The utility of intumescent sheets as a packing for mounting and positioning automotive catalytic converter monoliths is well known. The intumescent sheet is utilized as a mounting material by expansion in situ. The expanded sheet then holds the ceramic core or catalyst in place in the container or canister. The thermal stability and resilience of the sheet after expansion protects the core from thermal and mechanical shocks by compensating for the difference in thermal expansion of the metal canister and the ceramic substrate, vibration transmitted to the fragile device, and for irregularities in the metallic or ceramic surfaces. Thermal and/or mechanical shocks may cause deterioration of the ceramic substrate, which, once started, quickly accelerates and renders the device useless.
The performance of the intumescent sheet used in the aforementioned catalytic converter application can generally be characterized by TMA (Thermal Mechanical Analysis). The test consists of placing a sample of the intumescent sheet in a thermo-mechanical analyzer under load and monitoring the thickness change as a function of increasing temperature. Typically, a 50 psi (pounds per Square Inch) load is applied and thickness change is monitored from ambient to approximately 1000.degree. C. at a temperature ramp rate of 10.degree.-20.degree. C./min. Important TMA performance values include maximum negative expansion, initial expansion temperature, maximum expansion achieved, and the extent of expansion at 800.degree. C.
It is generally understood by those skillful in the art that minimizing negative expansion, decreasing initial expansion temperature, increasing maximum expansion, and maintaining a substantial percentage of the maximum expansion are all desirable TMA characteristics. For example, minimal negative expansion and a low initial expansion temperature reduces the risk of damage to the fragile monolith during initial automobile start-up, increasing maximum expansion raises the holding pressure thus better securing the monolith in the canister, and maintaining a substantial percentage of the maximum expansion sustains a sufficient holding pressure on the monolith. Holding pressure is the pressure generated by the intumescent sheet as it expands in the gap between monolith and metal housing. Insufficient sheet performance as measured by these criteria can result in mechanical and/or thermal shock to the catalyst support and subsequent loss of converter functionality.
Industrial vermiculite is commonly used as the expandable component in intumescent sheets.
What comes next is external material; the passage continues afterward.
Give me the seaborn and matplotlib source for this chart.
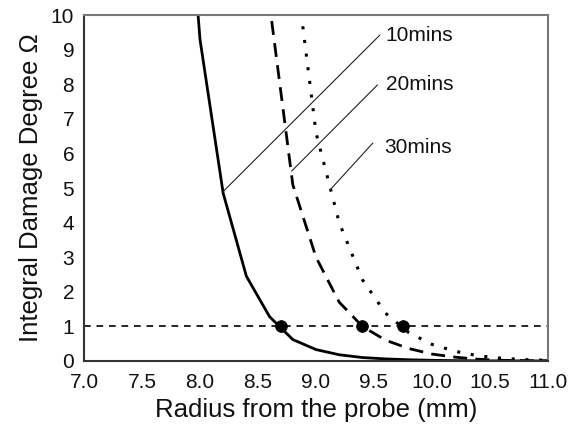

Vermiculite is a micaceous mineral, chemically identified as a hydrated magnesium-aluminum-iron silicate and characterized by a layered structure which exfoliates or expands in one dimension when heated at high temperatures or subjected to various chemical treatments, so as to be increased to many times its original size. Industrial vermiculite occurs naturally in an unexpanded state, and is mined in conventional manner. Since vermiculite as it is mined in the form of vermiculite ore is associated with other minerals as impurities, the crude vermiculite ore, after being reduced to particle size, has generally been beneficiated by various concentrating methods well known in the art wherein the gangue material is separated from the vermiculite particles as much as possible, and the vermiculite screened into a number of component sizes. Vermiculite has generally been regarded as the basic constituent contributing to the increased holding pressures and high temperature resiliency of intumescent sheets used in catalytic converters (Merry, R. P. and Gulati, S. T., "Design Considerations for Mounting Material for Ceramic Wall-Flow Diesel Filters", SAE Paper 811324, 1981).
U.S. Pat. No. 3,916,057 discloses an intumescent sheet comprising unexpanded vermiculite, inorganic fibrous materials, and binders suitable for such a purpose. One disadvantage of this sheet is that it undergoes negative expansion when exposed to temperatures from approximately 100.degree. C. to 400.degree. C. U.S. Pat. No. 4,305,992 partially overcomes this deficiency by disclosing an intumescent sheet comprised of ammonium exchanged vermiculite, inorganic fibrous materials, and binders. The negative expansion in this region is generally improved, initial expansion temperature is decreased by approximately 70.degree.-180.degree. C., and the maximum expansion of the material increases. However, ammonium exchange is costly, and disposal of the ammonium solutions must be monitored closely as such a solution is considered potentially harmful to the environment. U.S. Pat. No. 5,079,280 discloses a further improvement in the negative expansion region and in initial expansion temperature for intumescent sheet materials by using vermiculite subjected to potassium nitrate solution such that ion exchange with potassium occurs. Since potassium nitrate can be recycled as a fertilizer without risk to the environment, it is desirable from a disposal standpoint of view. However, a costly ion exchange process is still necessary to reduce both negative expansion and initial expansion temperature.
Furthermore, one other drawback of the exchange treatment is that the treatment diminishes the high temperature (e.g. expansion at 800.degree. C.) performance of intumescent sheets.
More stringent air emission requirements have initiated a trend to hotter automotive exhaust systems. Achieving the above desirable TMA characteristics and the higher temperature durability requirements for expanded intumescent sheets has become more difficult.
The intent of this invention is to develop intumescent sheets with improved maximum negative expansion, maximum expansion characteristics and high temperature stability without the need for an ion exchanged expandable component.